Available data.
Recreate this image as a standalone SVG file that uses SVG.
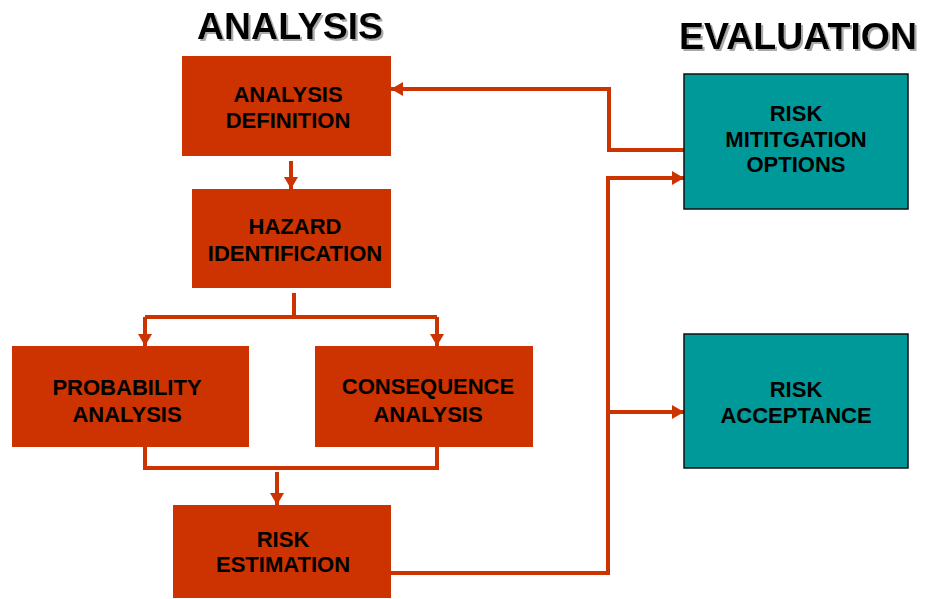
<svg xmlns="http://www.w3.org/2000/svg" width="926" height="599" viewBox="0 0 926 599">
  <defs>
    <marker id="arrow" viewBox="0 0 12 14" refX="12" refY="7" markerWidth="12" markerHeight="14" markerUnits="userSpaceOnUse" orient="auto">
      <path d="M0,0 L12,7 L0,14 Z" fill="#cc3300"/>
    </marker>
    <!-- Grey offset shadow behind the column headings -->
    <filter id="title-shadow" x="-5%" y="-20%" width="110%" height="140%">
      <feOffset in="SourceAlpha" dx="2" dy="2" result="off"/>
      <feFlood flood-color="#aaaaaa"/>
      <feComposite in2="off" operator="in" result="shadow"/>
      <feMerge>
        <feMergeNode in="shadow"/>
        <feMergeNode in="SourceGraphic"/>
      </feMerge>
    </filter>
    <style>
      .analysis { fill: #cc3300; }
      .evaluation { fill: #009999; stroke: #111; stroke-width: 1.5; }
      .label { font-family: "Liberation Sans", Arial, sans-serif; font-weight: bold; font-size: 22px; fill: #000; text-anchor: middle; }
      .title { font-family: "Liberation Sans", Arial, sans-serif; font-weight: bold; font-size: 37.5px; fill: #000; text-anchor: middle; filter: url(#title-shadow); }
      .link { fill: none; stroke: #cc3300; stroke-width: 4; stroke-linejoin: miter; }
    </style>
  </defs>

  <rect width="926" height="599" fill="#fff"/>

  <!-- Column headings -->
  <g id="heading-analysis">
    <text class="title" x="290" y="39">ANALYSIS</text>
  </g>
  <g id="heading-evaluation">
    <text class="title" x="798" y="49">EVALUATION</text>
  </g>

  <!-- Connectors -->
  <g id="connectors">
    <path class="link" d="M291,161 V189" marker-end="url(#arrow)"/>
    <path class="link" d="M294,293 V317"/>
    <path class="link" d="M145,317 H437"/>
    <path class="link" d="M145,317 V346" marker-end="url(#arrow)"/>
    <path class="link" d="M437,317 V346" marker-end="url(#arrow)"/>
    <path class="link" d="M145,447 V468 H437 V447"/>
    <path class="link" d="M277,472 V505" marker-end="url(#arrow)"/>
    <path class="link" d="M391,573 H608 V178 H684" marker-end="url(#arrow)"/>
    <path class="link" d="M608,412 H684" marker-end="url(#arrow)"/>
    <path class="link" d="M684,150 H609 V89 H391" marker-end="url(#arrow)"/>
  </g>

  <!-- Analysis steps -->
  <g id="analysis-definition">
    <rect class="analysis" x="182" y="56" width="209" height="100"/>
    <text class="label" x="288" y="102">ANALYSIS</text>
    <text class="label" x="288" y="128">DEFINITION</text>
  </g>
  <g id="hazard-identification">
    <rect class="analysis" x="192" y="189" width="199" height="99"/>
    <text class="label" x="295" y="234">HAZARD</text>
    <text class="label" x="295" y="261">IDENTIFICATION</text>
  </g>
  <g id="probability-analysis">
    <rect class="analysis" x="12" y="346" width="237" height="101"/>
    <text class="label" x="127" y="395">PROBABILITY</text>
    <text class="label" x="127" y="422">ANALYSIS</text>
  </g>
  <g id="consequence-analysis">
    <rect class="analysis" x="315" y="346" width="218" height="101"/>
    <text class="label" x="428" y="394">CONSEQUENCE</text>
    <text class="label" x="428" y="422">ANALYSIS</text>
  </g>
  <g id="risk-estimation">
    <rect class="analysis" x="173" y="505" width="218" height="93"/>
    <text class="label" x="283" y="547">RISK</text>
    <text class="label" x="283" y="572">ESTIMATION</text>
  </g>

  <!-- Evaluation steps -->
  <g id="risk-mitigation-options">
    <rect class="evaluation" x="684" y="74" width="224" height="135"/>
    <text class="label" x="796" y="121">RISK</text>
    <text class="label" x="796" y="147">MITITGATION</text>
    <text class="label" x="796" y="172">OPTIONS</text>
  </g>
  <g id="risk-acceptance">
    <rect class="evaluation" x="684" y="334" width="224" height="134"/>
    <text class="label" x="796" y="397">RISK</text>
    <text class="label" x="796" y="423">ACCEPTANCE</text>
  </g>
</svg>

What is asked. Write out the whole listing exactly, and drop the pictures.

Worked answer.
Recreate this image as a standalone SVG file that uses SVG.
<svg xmlns="http://www.w3.org/2000/svg" width="926" height="599" viewBox="0 0 926 599">
  <defs>
    <marker id="arrow" viewBox="0 0 12 14" refX="12" refY="7" markerWidth="12" markerHeight="14" markerUnits="userSpaceOnUse" orient="auto">
      <path d="M0,0 L12,7 L0,14 Z" fill="#cc3300"/>
    </marker>
    <!-- Grey offset shadow behind the column headings -->
    <filter id="title-shadow" x="-5%" y="-20%" width="110%" height="140%">
      <feOffset in="SourceAlpha" dx="2" dy="2" result="off"/>
      <feFlood flood-color="#aaaaaa"/>
      <feComposite in2="off" operator="in" result="shadow"/>
      <feMerge>
        <feMergeNode in="shadow"/>
        <feMergeNode in="SourceGraphic"/>
      </feMerge>
    </filter>
    <style>
      .analysis { fill: #cc3300; }
      .evaluation { fill: #009999; stroke: #111; stroke-width: 1.5; }
      .label { font-family: "Liberation Sans", Arial, sans-serif; font-weight: bold; font-size: 22px; fill: #000; text-anchor: middle; }
      .title { font-family: "Liberation Sans", Arial, sans-serif; font-weight: bold; font-size: 37.5px; fill: #000; text-anchor: middle; filter: url(#title-shadow); }
      .link { fill: none; stroke: #cc3300; stroke-width: 4; stroke-linejoin: miter; }
    </style>
  </defs>

  <rect width="926" height="599" fill="#fff"/>

  <!-- Column headings -->
  <g id="heading-analysis">
    <text class="title" x="290" y="39">ANALYSIS</text>
  </g>
  <g id="heading-evaluation">
    <text class="title" x="798" y="49">EVALUATION</text>
  </g>

  <!-- Connectors -->
  <g id="connectors">
    <path class="link" d="M291,161 V189" marker-end="url(#arrow)"/>
    <path class="link" d="M294,293 V317"/>
    <path class="link" d="M145,317 H437"/>
    <path class="link" d="M145,317 V346" marker-end="url(#arrow)"/>
    <path class="link" d="M437,317 V346" marker-end="url(#arrow)"/>
    <path class="link" d="M145,447 V468 H437 V447"/>
    <path class="link" d="M277,472 V505" marker-end="url(#arrow)"/>
    <path class="link" d="M391,573 H608 V178 H684" marker-end="url(#arrow)"/>
    <path class="link" d="M608,412 H684" marker-end="url(#arrow)"/>
    <path class="link" d="M684,150 H609 V89 H391" marker-end="url(#arrow)"/>
  </g>

  <!-- Analysis steps -->
  <g id="analysis-definition">
    <rect class="analysis" x="182" y="56" width="209" height="100"/>
    <text class="label" x="288" y="102">ANALYSIS</text>
    <text class="label" x="288" y="128">DEFINITION</text>
  </g>
  <g id="hazard-identification">
    <rect class="analysis" x="192" y="189" width="199" height="99"/>
    <text class="label" x="295" y="234">HAZARD</text>
    <text class="label" x="295" y="261">IDENTIFICATION</text>
  </g>
  <g id="probability-analysis">
    <rect class="analysis" x="12" y="346" width="237" height="101"/>
    <text class="label" x="127" y="395">PROBABILITY</text>
    <text class="label" x="127" y="422">ANALYSIS</text>
  </g>
  <g id="consequence-analysis">
    <rect class="analysis" x="315" y="346" width="218" height="101"/>
    <text class="label" x="428" y="394">CONSEQUENCE</text>
    <text class="label" x="428" y="422">ANALYSIS</text>
  </g>
  <g id="risk-estimation">
    <rect class="analysis" x="173" y="505" width="218" height="93"/>
    <text class="label" x="283" y="547">RISK</text>
    <text class="label" x="283" y="572">ESTIMATION</text>
  </g>

  <!-- Evaluation steps -->
  <g id="risk-mitigation-options">
    <rect class="evaluation" x="684" y="74" width="224" height="135"/>
    <text class="label" x="796" y="121">RISK</text>
    <text class="label" x="796" y="147">MITITGATION</text>
    <text class="label" x="796" y="172">OPTIONS</text>
  </g>
  <g id="risk-acceptance">
    <rect class="evaluation" x="684" y="334" width="224" height="134"/>
    <text class="label" x="796" y="397">RISK</text>
    <text class="label" x="796" y="423">ACCEPTANCE</text>
  </g>
</svg>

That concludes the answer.